##### DATA EXTRACT
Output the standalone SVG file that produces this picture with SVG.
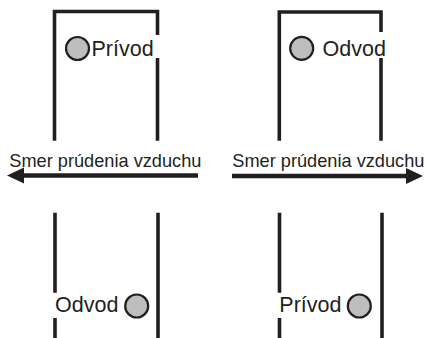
<svg xmlns="http://www.w3.org/2000/svg" width="427" height="338" viewBox="0 0 427 338">
  <defs>
    <style>
      .wall { fill: none; stroke: #231f20; stroke-width: 3.6; stroke-linecap: butt; stroke-linejoin: miter; }
      .port { fill: #bcbec0; stroke: #231f20; stroke-width: 2.2; }
      .lbl { font-family: "Liberation Sans", Arial, sans-serif; font-size: 21.5px; fill: #231f20; }
      .flow { font-family: "Liberation Sans", Arial, sans-serif; font-size: 18.2px; fill: #231f20; }
      .arrow { fill: none; stroke: #231f20; stroke-width: 4.3; marker-end: url(#head); }
    </style>
    <marker id="head" markerUnits="userSpaceOnUse" markerWidth="17" markerHeight="16" refX="2" refY="8" orient="auto" overflow="visible">
      <path d="M0,0 L17,8 L0,16 Z" fill="#231f20"/>
    </marker>
  </defs>
  <rect width="427" height="338" fill="#ffffff"/>

  <g id="box-top-left">
    <path class="wall" d="M54.5,140.7 V11.5 H157.5 V35 M157.5,58 V140.7"/>
    <circle class="port" cx="77.5" cy="48.5" r="11.5"/>
    <text class="lbl" x="91.5" y="55.5">Prívod</text>
  </g>

  <g id="box-top-right">
    <path class="wall" d="M279.3,140.7 V12 H381 V32 M381,58 V140.7"/>
    <circle class="port" cx="301.7" cy="48.3" r="11.5"/>
    <text class="lbl" x="322.5" y="55.5">Odvod</text>
  </g>

  <g id="box-bottom-left">
    <path class="wall" d="M55,212.7 V292.7 M55,318 V338 M158,212.7 V338"/>
    <circle class="port" cx="136.7" cy="306" r="11.5"/>
    <text class="lbl" x="55" y="312">Odvod</text>
  </g>

  <g id="box-bottom-right">
    <path class="wall" d="M279.5,212.7 V292.7 M279.5,318 V338 M382,212.7 V338"/>
    <circle class="port" cx="359.3" cy="306" r="11.5"/>
    <text class="lbl" x="279.3" y="312">Prívod</text>
  </g>

  <g id="connectors">
    <line class="arrow" x1="198" y1="175.5" x2="22" y2="175.5"/>
    <text class="flow" x="9.3" y="167">Smer prúdenia vzduchu</text>
    <line class="arrow" x1="232" y1="176" x2="408" y2="176"/>
    <text class="flow" x="232.3" y="166.7">Smer prúdenia vzduchu</text>
  </g>
</svg>
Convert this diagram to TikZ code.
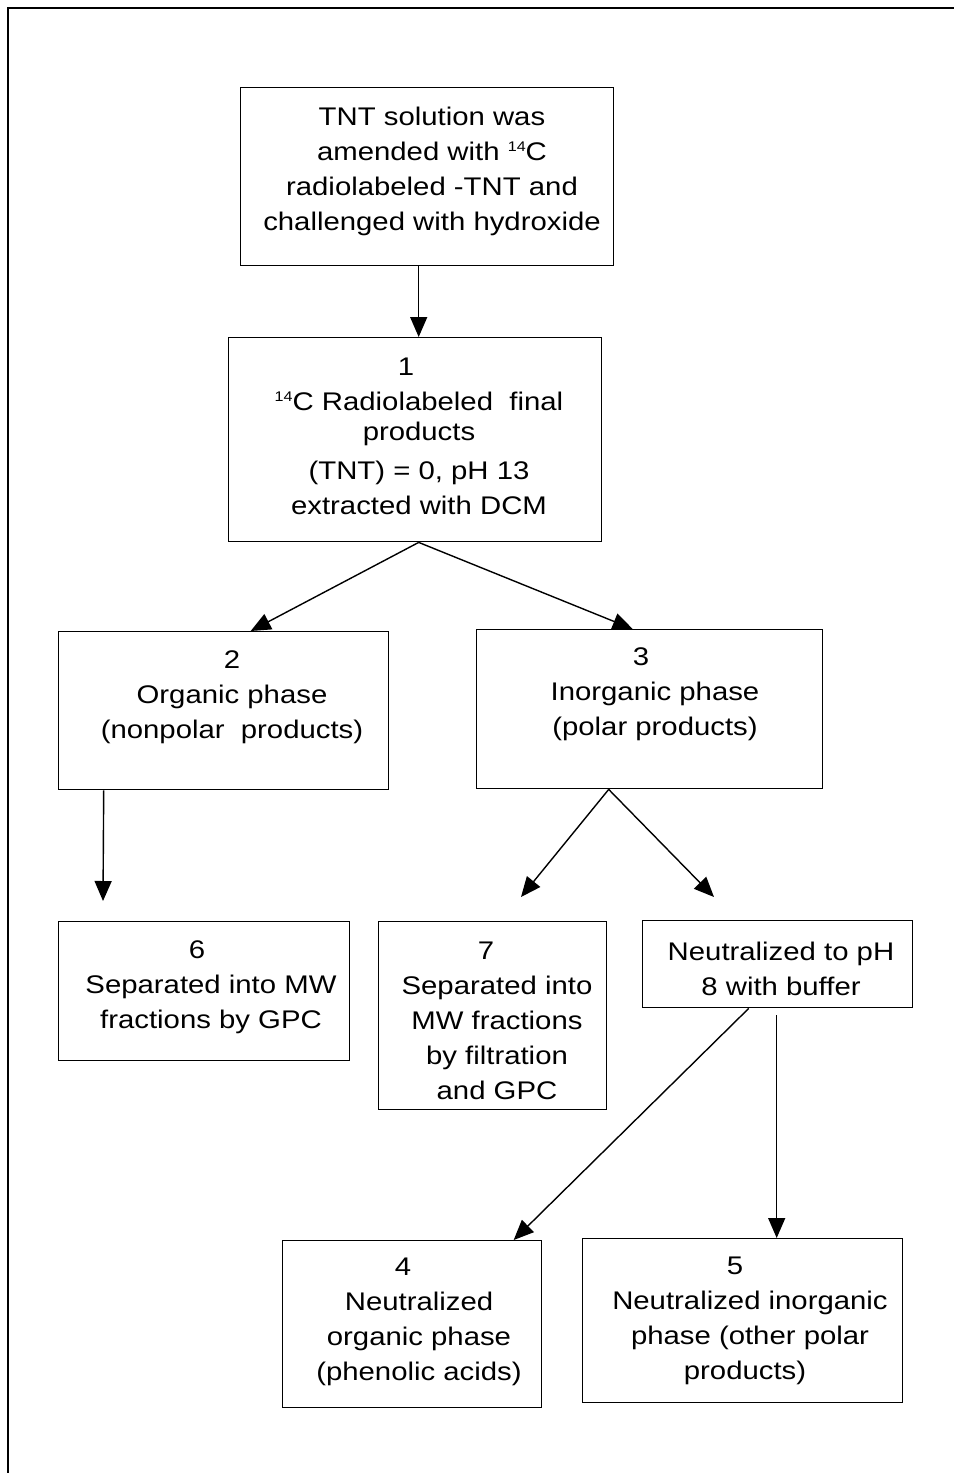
\documentclass[tikz,border=0pt]{standalone}
\usepackage{fontspec}
\setmainfont{Liberation Sans}[FakeStretch=1.15]
\usetikzlibrary{arrows.meta}
\newcommand\isot{\raisebox{9pt}{\fontsize{14}{14}\selectfont 14}}
\begin{document}
\begin{tikzpicture}[x=1pt,y=-1pt,
  box/.style={draw, line width=1.4pt, inner sep=0pt, anchor=north west},
  txt/.style={align=center, inner sep=0pt, font=\fontsize{25.5}{35}\selectfont},
  arr/.style={line width=1.4pt, -{Triangle[length=20pt,width=17pt]}}]
\useasboundingbox (0,0) rectangle (954,1473);
\draw[line width=1.6pt] (8,1473) -- (8,8) -- (954,8);

% boxes
\node[box, minimum width=373pt, minimum height=178pt] (b0) at (240,87) {};
\node[box, minimum width=373pt, minimum height=204pt] (b1) at (228,337) {};
\node[box, minimum width=330pt, minimum height=158pt] (b2) at (58,631) {};
\node[box, minimum width=346pt, minimum height=159pt] (b3) at (476,629) {};
\node[box, minimum width=291pt, minimum height=139pt] (b6) at (58,921) {};
\node[box, minimum width=228pt, minimum height=188pt] (b7) at (378,921) {};
\node[box, minimum width=270pt, minimum height=87pt] (bN) at (642,920) {};
\node[box, minimum width=259pt, minimum height=167pt] (b4) at (282,1240) {};
\node[box, minimum width=320pt, minimum height=164pt] (b5) at (582,1238) {};

% texts
\node[txt] (t0) at (432,171) {TNT solution was\\amended with \isot C\\radiolabeled -TNT and\hspace*{28pt}\\challenged with hydroxide};
\node[txt] (t1) at (419,436) {1\hspace*{26pt}\\\isot C Radiolabeled\ \ final\\[-5pt]products\\[4pt](TNT) = 0, pH 13\\extracted with DCM};
\node[txt] (t2) at (232,697) {2\\Organic phase\\(nonpolar\ \ products)};
\node[txt] (t3) at (655,694) {3\hspace*{28pt}\\Inorganic phase\\(polar products)};
\node[txt] (t6) at (211,987) {6\hspace*{28pt}\\Separated into MW\\fractions by GPC};
\node[txt] (t7) at (497,1021) {7\hspace*{22pt}\\Separated into\\MW fractions\\by filtration\\and GPC};
\node[txt] (tN) at (781,969) {Neutralized to pH\\8 with buffer};
\node[txt] (t4) at (419,1322) {4\hspace*{32pt}\\Neutralized\\organic phase\\(phenolic acids)};
\node[txt] (t5) at (750,1321) {5\hspace*{30pt}\\Neutralized inorganic\\phase (other polar\\products)\hspace*{10pt}};

% free ends
\coordinate (c6) at (103,901);
\coordinate (c7) at (521,897);
\coordinate (cN) at (714,897);

% connectors
\draw[arr] ([xshift=-8.5pt]b0.south) -- ([xshift=3.5pt]b1.north);
\draw[arr] ([xshift=3.5pt]b1.south) -- ([xshift=27pt]b2.north);
\draw[arr] ([xshift=3.5pt]b1.south) -- ([xshift=-17pt]b3.north);
\draw[arr] ([xshift=-120pt]b2.south) -- (c6);
\draw[arr] ([xshift=-41pt]b3.south) -- (c7);
\draw[arr] ([xshift=-41pt]b3.south) -- (cN);
\draw[arr] ([xshift=-29pt]bN.south) -- ([xshift=101.5pt]b4.north);
\draw[arr] ([xshift=-1pt,yshift=-7pt]bN.south) -- ([xshift=34pt]b5.north);
\end{tikzpicture}
\end{document}
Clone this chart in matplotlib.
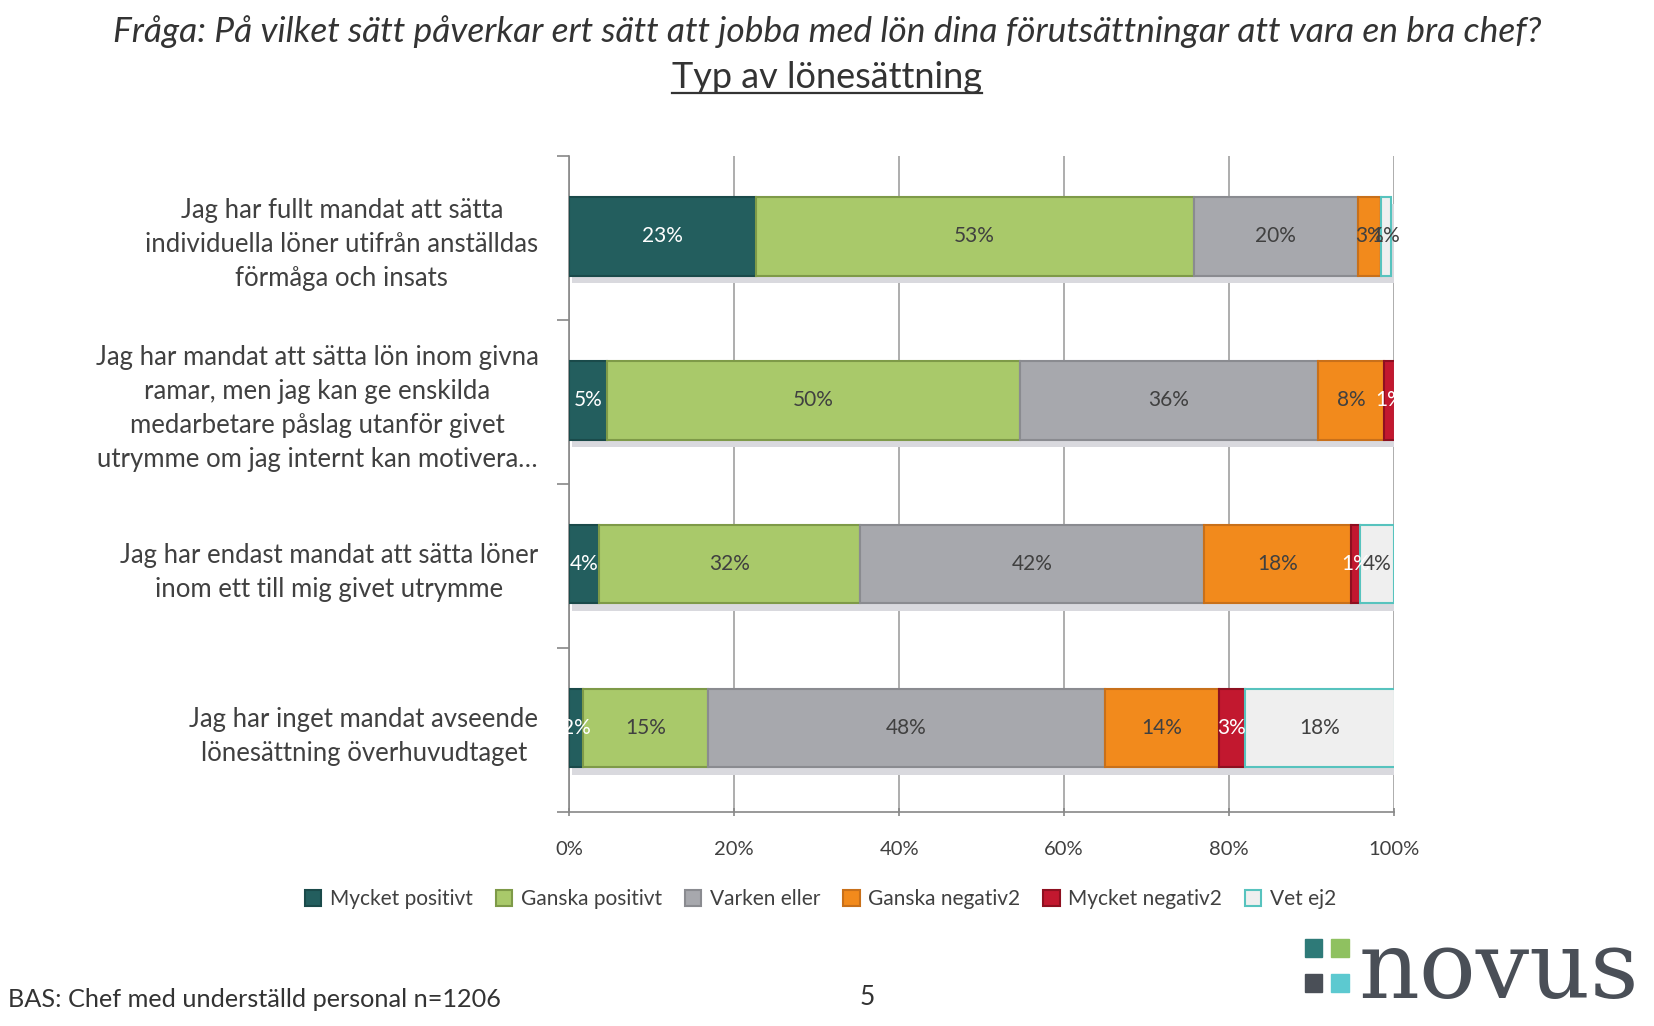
import numpy as np
import matplotlib
matplotlib.use("Agg")
import matplotlib.pyplot as plt
from matplotlib.patches import Rectangle
from matplotlib.lines import Line2D

plt.rcParams['font.family'] = ['Lato', 'DejaVu Sans']

categories = [
    "Jag har fullt mandat att sätta\nindividuella löner utifrån anställdas\nförmåga och insats",
    "Jag har mandat att sätta lön inom givna\nramar, men jag kan ge enskilda\nmedarbetare påslag utanför givet\nutrymme om jag internt kan motivera\u2026",
    "Jag har endast mandat att sätta löner\ninom ett till mig givet utrymme",
    "Jag har inget mandat avseende\nlönesättning överhuvudtaget",
]
series = ["Mycket positivt", "Ganska positivt", "Varken eller",
          "Ganska negativ2", "Mycket negativ2", "Vet ej2"]
mycket_pos = [22.6, 4.6, 3.6, 1.7]
ganska_pos = [53.1, 50.0, 31.7, 15.1]
varken = [19.9, 36.1, 41.6, 48.1]
ganska_neg = [2.8, 8.1, 17.9, 13.8]
mycket_neg = [0.0, 1.3, 1.0, 3.2]
vet_ej = [1.2, 0.0, 4.2, 18.2]

colors = ["#235E5E", "#A9C96A", "#A7A8AD", "#F28A1C", "#C2182F", "#EFEFEF"]
edges = ["#1A4A4A", "#7E9A48", "#8A8B90", "#C8701A", "#8E1020", "#57C3BE"]
txt_colors = ["white", "#404040", "#404040", "#404040", "white", "#404040"]

data = np.array([mycket_pos, ganska_pos, varken, ganska_neg, mycket_neg, vet_ej]) / 100.0

fig = plt.figure(figsize=(16.54, 10.26), dpi=100)
ax = fig.add_axes([0.344, 0.209, 0.499, 0.639])

y = np.arange(len(categories))
left = np.zeros(len(categories))
for i, name in enumerate(series):
    vals = data[i]
    # soft shadow under bars
    ax.barh(y + 0.035, vals, left=left + 0.004, height=0.48, color="#D9D9DE",
            zorder=2, linewidth=0)
    bars = ax.barh(y - 0.01, vals, left=left, height=0.48, color=colors[i],
                   edgecolor=edges[i], linewidth=1.5, label=name, zorder=3)
    for b, v, l in zip(bars, vals, left):
        if v > 0:
            ax.text(l + v / 2, b.get_y() + b.get_height() / 2, f"{v * 100:.0f}%",
                    ha="center", va="center", fontsize=15, color=txt_colors[i],
                    zorder=4)
    left += vals

ax.set_xlim(0, 1)
ax.set_ylim(len(categories) - 0.5, -0.5)
ax.set_xticks(np.arange(0, 1.01, 0.2))
ax.set_xticklabels([f"{int(t * 100)}%" for t in np.arange(0, 1.01, 0.2)],
                   fontsize=14.5, color="#404040")
ax.set_yticks(y)
ax.set_yticklabels(categories, fontsize=18.5, color="#404040",
                   multialignment="center", linespacing=1.45)
ax.set_yticks(np.arange(-0.5, len(categories)), minor=True)
ax.tick_params(axis="y", which="major", length=0, pad=22)
ax.tick_params(axis="y", which="minor", length=9, color="#888888", width=1.2)
ax.tick_params(axis="x", length=6, color="#888888", width=1.2, direction="inout", pad=18)
ax.grid(axis="x", color="#A0A0A0", linewidth=1.2, zorder=0)
ax.set_axisbelow(True)
for s in ["top", "right"]:
    ax.spines[s].set_visible(False)
for s in ["left", "bottom"]:
    ax.spines[s].set_color("#888888")
    ax.spines[s].set_linewidth(1.2)

leg = fig.legend(loc="center", bbox_to_anchor=(0.496, 0.124), ncol=6, frameon=False,
                 fontsize=15, handlelength=0.8, handleheight=0.8, handletextpad=0.4,
                 columnspacing=1.1)
for t in leg.get_texts():
    t.set_color("#404040")

fig.text(0.5, 0.969, "Fråga: På vilket sätt påverkar ert sätt att jobba med lön dina förutsättningar att vara en bra chef?",
         ha="center", va="center", fontsize=25.5, style="italic", color="#333333")
sub = fig.text(0.5, 0.924, "Typ av lönesättning", ha="center", va="center",
               fontsize=26, color="#333333")
fig.canvas.draw()
bb = sub.get_window_extent().transformed(fig.transFigure.inverted())
fig.add_artist(Line2D([bb.x0, bb.x1], [bb.y0 + 0.001, bb.y0 + 0.001],
                      transform=fig.transFigure, color="#333333", linewidth=1.6))

fig.text(0.005, 0.026, "BAS: Chef med underställd personal n=1206", ha="left",
         va="center", fontsize=18.2, color="#333333")
fig.text(0.524, 0.028, "5", ha="center", va="center", fontsize=19, color="#333333")

# novus logo
sq = [(0.789, 0.0675, "#2E7A78"), (0.805, 0.0675, "#8FC160"),
      (0.789, 0.0335, "#4A4F57"), (0.805, 0.0335, "#5CC9D0")]
for x0, y0, c in sq:
    fig.add_artist(Rectangle((x0, y0), 0.0105, 0.017, transform=fig.transFigure,
                             color=c))
fig.text(0.8215, 0.053, "novus", ha="left", va="center", fontsize=68,
         family="DejaVu Serif", color="#4A4F57")

fig.savefig("out.png", dpi=100)
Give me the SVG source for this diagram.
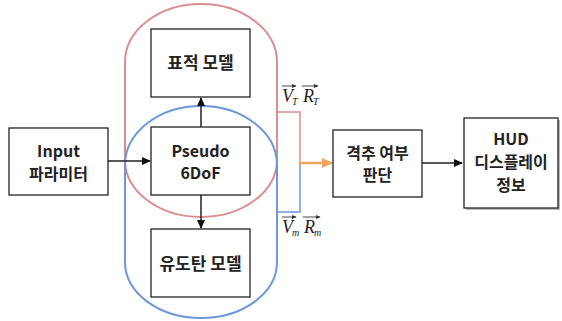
<svg xmlns="http://www.w3.org/2000/svg" width="562" height="321" viewBox="0 0 562 321">
<defs>
<style>
.box{fill:#fff;stroke:#222;stroke-width:1.3}
.t{font-family:"Noto Sans CJK KR","Noto Sans",sans-serif;font-size:16px;font-weight:bold;fill:#222;text-anchor:middle}
.tl{font-size:17px}
.v{font-family:"Liberation Serif",serif;font-style:italic;font-size:18px;fill:#222}
.s{font-family:"Liberation Serif",serif;font-style:italic;font-size:10px;fill:#222}
.ln{stroke:#222;stroke-width:1.5;fill:none}
.ov{stroke:#333;stroke-width:0.9;fill:none}
</style>
<marker id="ah" markerWidth="10" markerHeight="10" refX="8" refY="5" orient="auto" markerUnits="userSpaceOnUse"><path d="M0,1 L9,5 L0,9 Z" fill="#111"/></marker>
<marker id="ao" markerWidth="12" markerHeight="12" refX="10" refY="6" orient="auto" markerUnits="userSpaceOnUse"><path d="M0,1 L11,6 L0,11 Z" fill="#f0a35a"/></marker>
<marker id="sa" markerWidth="5" markerHeight="5" refX="4" refY="2.5" orient="auto" markerUnits="userSpaceOnUse"><path d="M0,0.5 L4.5,2.5 L0,4.5 Z" fill="#333"/></marker>
</defs>
<g id="regions">
<path d="M125,160 L125,62 A76,58 0 0 1 277,62 L277,160 A76,57 0 0 1 125,160 Z" fill="none" stroke="#dc8e8e" stroke-width="2"/>
<path d="M125,165 A76,59 0 0 1 277,165 L277,262 A76,56 0 0 1 125,262 Z" fill="none" stroke="#6b98d8" stroke-width="2"/>
<path d="M277,112 L300,112 L300,163" fill="none" stroke="#dc8e8e" stroke-width="1.5"/>
<path d="M300,163 L300,212 L277,212" fill="none" stroke="#6b98d8" stroke-width="1.5"/>
</g>
<g id="connectors">
<line class="ln" x1="108" y1="161" x2="150" y2="161" marker-end="url(#ah)"/>
<line class="ln" x1="201" y1="127" x2="201" y2="98" marker-end="url(#ah)"/>
<line class="ln" x1="201" y1="195" x2="201" y2="228" marker-end="url(#ah)"/>
<line x1="300" y1="163" x2="332" y2="163" stroke="#f0a35a" stroke-width="2.5" marker-end="url(#ao)"/>
<line class="ln" x1="422" y1="163" x2="462" y2="163" marker-end="url(#ah)"/>
</g>
<g id="input">
<rect class="box" x="9" y="128" width="99" height="67"/>
<text class="t" x="58.5" y="157">Input</text>
<text class="t" x="58.5" y="180">파라미터</text>
</g>
<g id="target">
<rect class="box" x="151" y="29" width="99" height="68"/>
<text class="t tl" x="200.5" y="69">표적 모델</text>
</g>
<g id="pseudo">
<rect class="box" x="151" y="127" width="99" height="68"/>
<text class="t" x="200.5" y="157">Pseudo</text>
<text class="t" x="200.5" y="179">6DoF</text>
</g>
<g id="missile">
<rect class="box" x="151" y="229" width="99" height="68"/>
<text class="t tl" x="200.5" y="270">유도탄 모델</text>
</g>
<g id="decision">
<rect class="box" x="333" y="130" width="89" height="67"/>
<text class="t" x="377.5" y="159">격추 여부</text>
<text class="t" x="377.5" y="181">판단</text>
</g>
<g id="hud">
<rect x="466" y="120" width="94" height="90" fill="#bbb"/>
<rect class="box" x="464" y="118" width="94" height="90"/>
<text class="t" x="511" y="145">HUD</text>
<text class="t" x="511" y="168">디스플레이</text>
<text class="t" x="511" y="191">정보</text>
</g>
<g id="labels">
<line class="ov" x1="282" y1="86" x2="296" y2="86" marker-end="url(#sa)"/>
<text class="v" x="282" y="102">V</text><text class="s" x="292" y="105">T</text>
<line class="ov" x1="302" y1="86" x2="318" y2="86" marker-end="url(#sa)"/>
<text class="v" x="303" y="102">R</text><text class="s" x="313" y="105">T</text>
<line class="ov" x1="282" y1="217" x2="296" y2="217" marker-end="url(#sa)"/>
<text class="v" x="282" y="233">V</text><text class="s" x="292" y="236">m</text>
<line class="ov" x1="303" y1="217" x2="320" y2="217" marker-end="url(#sa)"/>
<text class="v" x="304" y="233">R</text><text class="s" x="314" y="236">m</text>
</g>
</svg>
##########
◆ WHAT YOU SHOULD DO ◆
From the entries above, copy every line where the word "with" shows up.

◆ SOLUTION FOR THIS PROBLEM ◆
Output the standalone SVG file that produces this picture with SVG.
\node[txt] (t0) at (432,171) {TNT solution was\\amended with \isot C\\radiolabeled -TNT and\hspace*{28pt}\\challenged with hydroxide};
\node[txt] (t1) at (419,436) {1\hspace*{26pt}\\\isot C Radiolabeled\ \ final\\[-5pt]products\\[4pt](TNT) = 0, pH 13\\extracted with DCM};
\node[txt] (tN) at (781,969) {Neutralized to pH\\8 with buffer};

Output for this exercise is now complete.